# magnetic field modulation coil

Discussion in 'Electronic Design' started by Indra Dev Sahu, May 6, 2007.

1. ### Indra Dev SahuGuest

Dear all,
I am trying to design a modulation coil that can produce 1 G magnetic
field at the center of solenoid along its axis. The coil should be of
radius 3.5mm and length 10mm. I am getting confusion for the number of
turns.So I am looking for some suggestions for that.
Thanks
Sincerely,
Indra

2. ### D from BCGuest

How about keep on turning loops until the gauss meter reaches 1G???
D from BC

3. ### Paul E. SchoenGuest

Not my area of expertise, but it appears that inductance is proportional to
ampere-turns, so you must think about how much current you have available,
and can easily handle.

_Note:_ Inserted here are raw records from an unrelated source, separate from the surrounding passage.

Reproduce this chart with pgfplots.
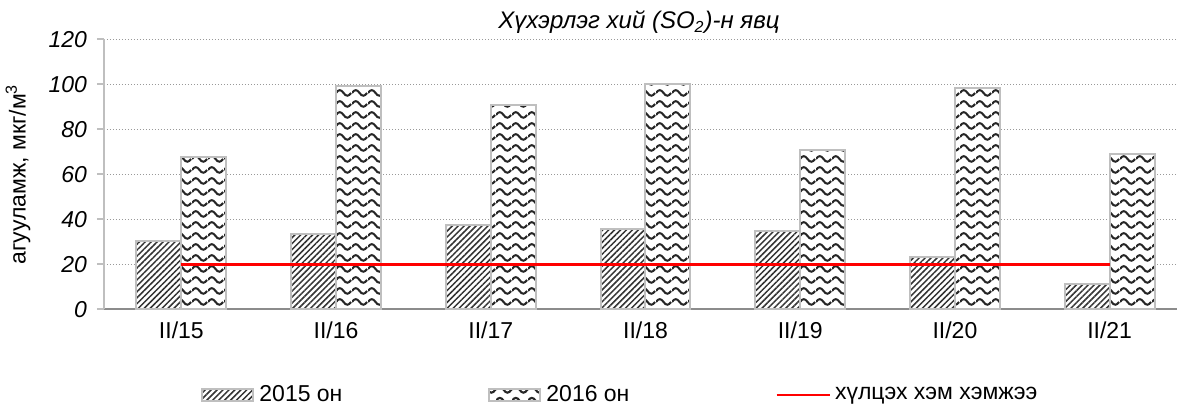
\documentclass[border=0pt]{standalone}
\usepackage{fontspec}
\setmainfont{Liberation Sans}
\usepackage{pgfplots}
\pgfplotsset{compat=1.18}
\usetikzlibrary{patterns,patterns.meta}

\pgfdeclarepatternformonly{mywaves}{\pgfqpoint{0pt}{0pt}}{\pgfqpoint{8pt}{5.5pt}}{\pgfqpoint{8pt}{5.5pt}}{%
  \pgfsetlinewidth{1.1pt}%
  \pgfpathmoveto{\pgfqpoint{0pt}{2.2pt}}%
  \pgfpathcurveto{\pgfqpoint{1.3pt}{4.2pt}}{\pgfqpoint{2.7pt}{4.2pt}}{\pgfqpoint{4pt}{2.2pt}}%
  \pgfpathcurveto{\pgfqpoint{5.3pt}{0.2pt}}{\pgfqpoint{6.7pt}{0.2pt}}{\pgfqpoint{8pt}{2.2pt}}%
  \pgfusepath{stroke}%
}

\pgfplotsset{
  mybarlegend/.style={legend image code/.code={\draw[##1] (0pt,-3pt) rectangle (25.5pt,3pt);}},
  mylinelegend/.style={legend image code/.code={\draw[##1] (0pt,0pt) -- (26.5pt,0pt);}},
}

\pgfplotstableread{
x y15 y16
0 30.3 67.6
1 33.5 99.2
2 37.4 91.0
3 35.6 100.0
4 35.0 71.0
5 23.4 98.5
6 11.3 68.9
}\sodata

\begin{document}
\fontsize{11.5}{13.8}\selectfont
\begin{tikzpicture}
\begin{axis}[
  at={(0,0)}, anchor=south west,
  scale only axis, width=541.5pt, height=135pt,
  xmin=-0.5, xmax=6.5, ymin=0, ymax=120,
  xtick={0,...,6},
  xticklabels={II/15,II/16,II/17,II/18,II/19,II/20,II/21},
  ytick={0,20,...,120},
  axis x line*=bottom, axis y line*=left,
  axis line style={-},
  x axis line style={black!45, line width=0.9pt},
  y axis line style={black!25, line width=1pt},
  tick pos=left, tick align=outside, major tick length=3.5pt,
  xtick style={draw=none},
  ytick style={black!25, line width=0.8pt},
  ymajorgrids,
  grid style={black!40, line width=0.6pt, dash pattern=on 0.6pt off 0.9pt},
  /pgf/number format/assume math mode=true,
  yticklabel style={font=\itshape, xshift=-1pt},
  xticklabel style={anchor=center, yshift=-7pt},
  title={Хүхэрлэг хий (SO\textsubscript{2})-н явц},
  title style={at={(axis description cs:0.494,1)}, anchor=center, yshift=2.6pt, font=\fontsize{12}{14}\selectfont\itshape},
  ylabel={агууламж, мкг/м\textsuperscript{3}},
  ylabel style={at={(axis description cs:-0.0794,0.5)}, anchor=center},
  legend columns=3,
  legend cell align=left,
  legend style={draw=none, fill=none, at={(0.0896,-0.318)}, anchor=west,
    inner sep=0pt, column sep=0pt, nodes={inner sep=0pt}},
]
\addplot[ybar, bar width=0.29, bar shift=-0.145,
  fill=white, draw=black!25, line width=1pt,
  postaction={pattern={Lines[angle=45,distance=2.1pt,line width=0.75pt]}, pattern color=black!80},
  mybarlegend]
  table[x=x, y=y15] {\sodata};
\addlegendentry{\makebox[117pt][l]{\hspace{2.5pt}2015 он}}
\addplot[ybar, bar width=0.29, bar shift=0.145,
  fill=white, draw=black!25, line width=1pt,
  postaction={pattern=mywaves, pattern color=black!85},
  mybarlegend]
  table[x=x, y=y16] {\sodata};
\addlegendentry{\makebox[117pt][l]{\hspace{2.5pt}2016 он}}
\addplot[red, line width=1.3pt, sharp plot, no marks, mylinelegend]
  coordinates {(0,20) (6,20)};
\addlegendentry{\hspace{2pt}хүлцэх хэм хэмжээ}
\end{axis}
\pgfresetboundingbox
\useasboundingbox (-52pt,-47.85pt) rectangle (536.5pt,154.65pt);
\end{tikzpicture}
\end{document}
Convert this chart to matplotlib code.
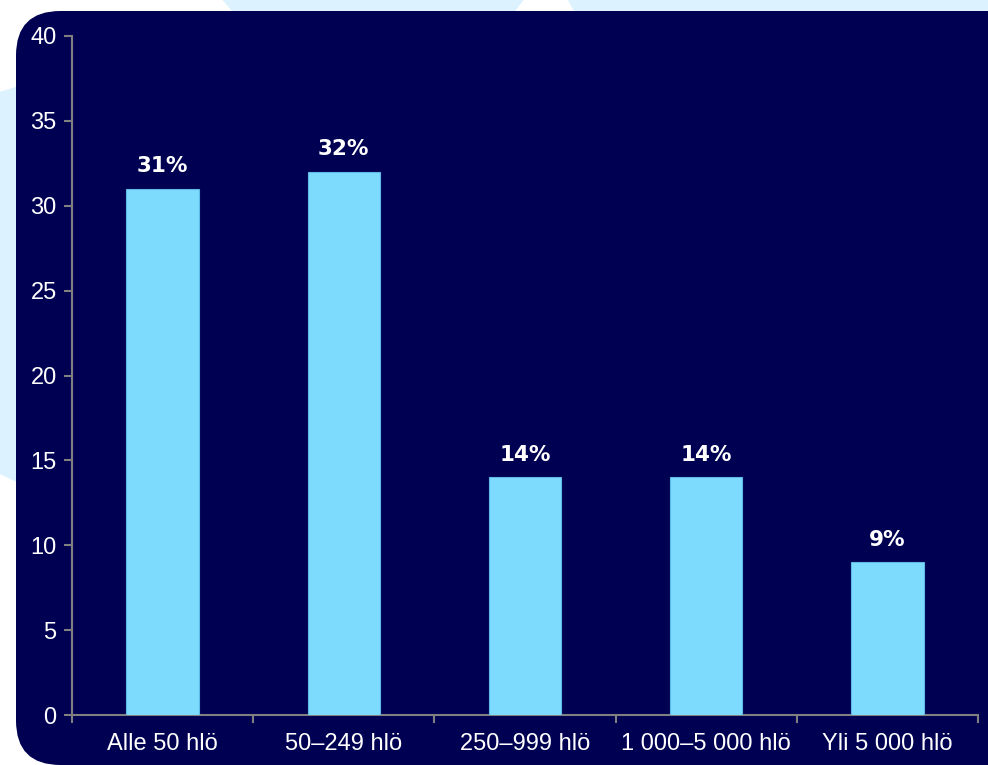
import matplotlib.pyplot as plt
from matplotlib.patches import FancyBboxPatch, Polygon
import numpy as np

## Data
categories = ["Alle 50 hlö", "50–249 hlö", "250–999 hlö", "1 000–5 000 hlö", "Yli 5 000 hlö"]
values = [31, 32, 14, 14, 9]
labels = ["31%", "32%", "14%", "14%", "9%"]

NAVY = "#000052"
BAR = "#7ddcfd"
LIGHT = "#dcf3ff"

fig = plt.figure(figsize=(9.88, 7.65), dpi=100)
fig.patch.set_facecolor("white")

## Decorative background shapes (figure coords)
shapes = [
    [(0.225, 1.0), (0.53, 1.0), (0.50, 0.95), (0.26, 0.95)],
    [(0.575, 1.0), (1.0, 1.0), (1.0, 0.95), (0.595, 0.95)],
    [(0.0, 0.88), (0.05, 0.90), (0.05, 0.35), (0.0, 0.38)],
]
for pts in shapes:
    fig.patches.append(Polygon(pts, closed=True, transform=fig.transFigure,
                               facecolor=LIGHT, edgecolor="none", zorder=-3))

## Dark rounded panel
panel = FancyBboxPatch((16 / 988, 0.0), 1.1, 1 - 11 / 765,
                       boxstyle="round,pad=0,rounding_size=0.045",
                       mutation_aspect=988 / 765,
                       transform=fig.transFigure, facecolor=NAVY,
                       edgecolor="none", zorder=-2)
fig.patches.append(panel)

ax = fig.add_axes([72 / 988, 1 - 715 / 765, (978 - 72) / 988, (715 - 36) / 765])
ax.set_facecolor(NAVY)
ax.patch.set_alpha(0)

x = np.arange(len(categories))
bars = ax.bar(x, values, width=0.4, color=BAR, edgecolor="#5fb8e6", linewidth=0.8, zorder=3)

for xi, v, lab in zip(x, values, labels):
    ax.annotate(lab, (xi, v), xytext=(0, 9), textcoords="offset points",
                ha="center", va="bottom", color="white", fontsize=15.5,
                fontweight="bold", family="DejaVu Sans")

ax.set_xlim(-0.5, len(categories) - 0.5)
ax.set_ylim(0, 40)
ax.set_yticks(range(0, 41, 5))
ax.set_xticks(x)
ax.set_xticklabels(categories)
ax.set_xticks(np.arange(-0.5, len(categories), 1), minor=True)

for s in ["top", "right"]:
    ax.spines[s].set_visible(False)
for s in ["left", "bottom"]:
    ax.spines[s].set_color("#808080")
    ax.spines[s].set_linewidth(1.5)

ax.tick_params(axis="x", which="major", length=0, pad=13, labelsize=17,
               labelcolor="white")
ax.tick_params(axis="x", which="minor", length=6, width=1.5, color="#808080")
ax.tick_params(axis="y", length=6, width=1.5, color="#808080", labelsize=17,
               labelcolor="white", pad=5)
for t in ax.get_xticklabels() + ax.get_yticklabels():
    t.set_family("Liberation Sans")

fig.savefig("out.png", dpi=100, facecolor=fig.get_facecolor())
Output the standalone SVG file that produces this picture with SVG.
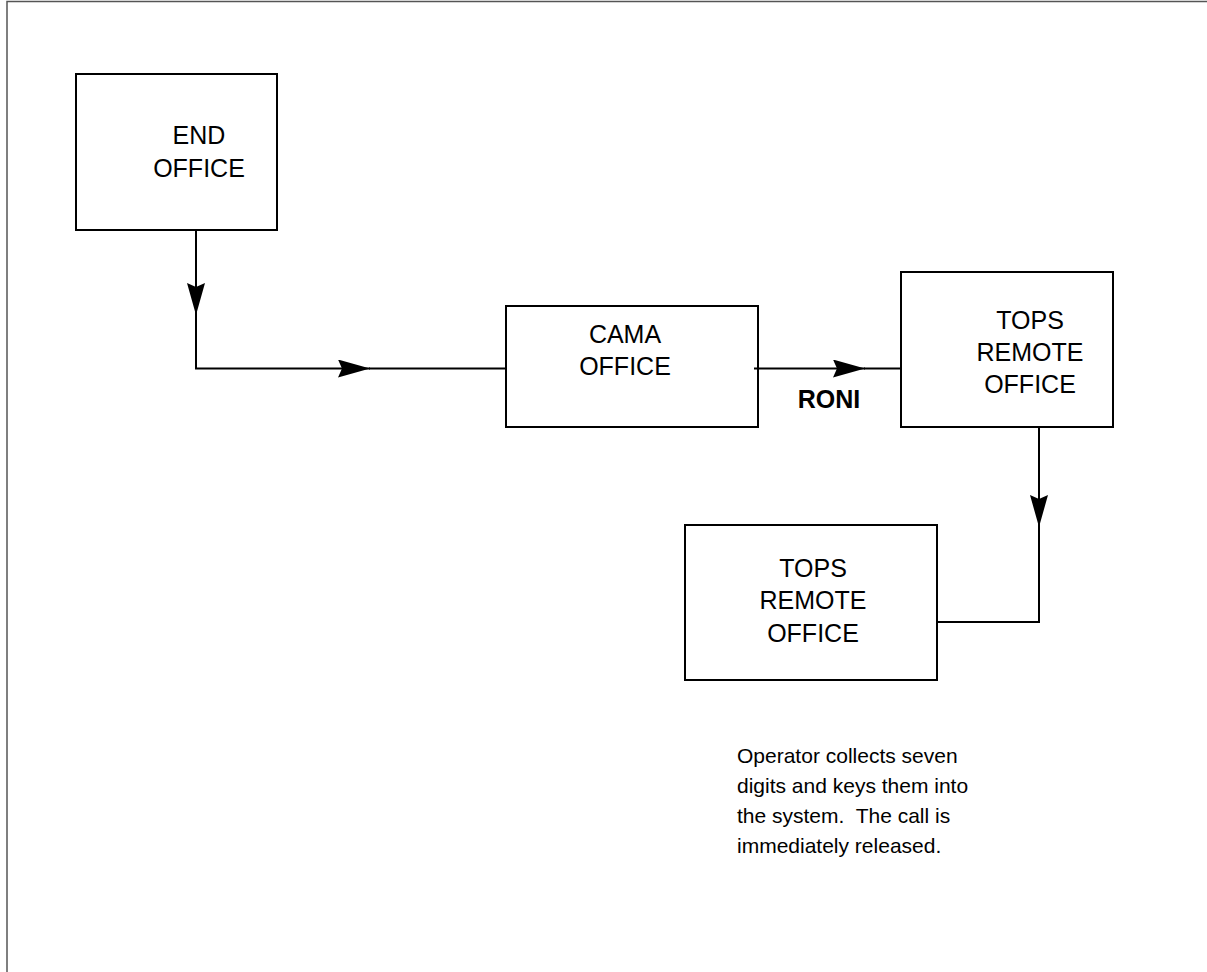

Then you can get an idea of wire size, wind the coil
based on that, and then use the gauss meter as you raise the current.

The approximate formula for inductance of a single layer air core coil is:

L = ((N*A)^2)/(9A+10B) where A is radius and B is length (I think based on
inches)

Paul

4. ### J.A. LegrisGuest

Assuming the coil is significantly longer than it is wide, the formula
is (in MKS units):

NI = BL / u0 in MKS units,

where N is the # of turns, I is the current in amps, B is the magnetic
field in Tesla (= 10^4 Gauss), L is the length in meters and u0 is the
permittivity of space (air)

= (10^-4 T x 10^-2 m) / (4pi x 10^-7)
= .79

So, if you close-wind 40 turns of wire .25 mm thick, giving 10 mm
length, you'll need 19 mA to get 1 Gauss.

5. ### Guest

Do you absolutely have to use a solenoid of those (rather small)
dimensions? What is it intended to modulate?

Helmholtz coils' fields are easy to calculate and provide an open
center volume for easy access. They comprise two identical hoop-shaped
coils spaced by their radius and connected in series.

The formula for the field they make is

B (in Gauss) = (.866 * mu * n * I ) / r

mu = permeability of whatever's within the coil pairs' volume

n = number of turns per coil

I = current in Amperes

As a bonus, the field is nearly perfectly uniform in the central
ninth or so of the volume between the coils.

They do take up rather more room than solenoids for equivalent field
strength, but solenoids don't produce uniform fields.

Mark L. Fergerson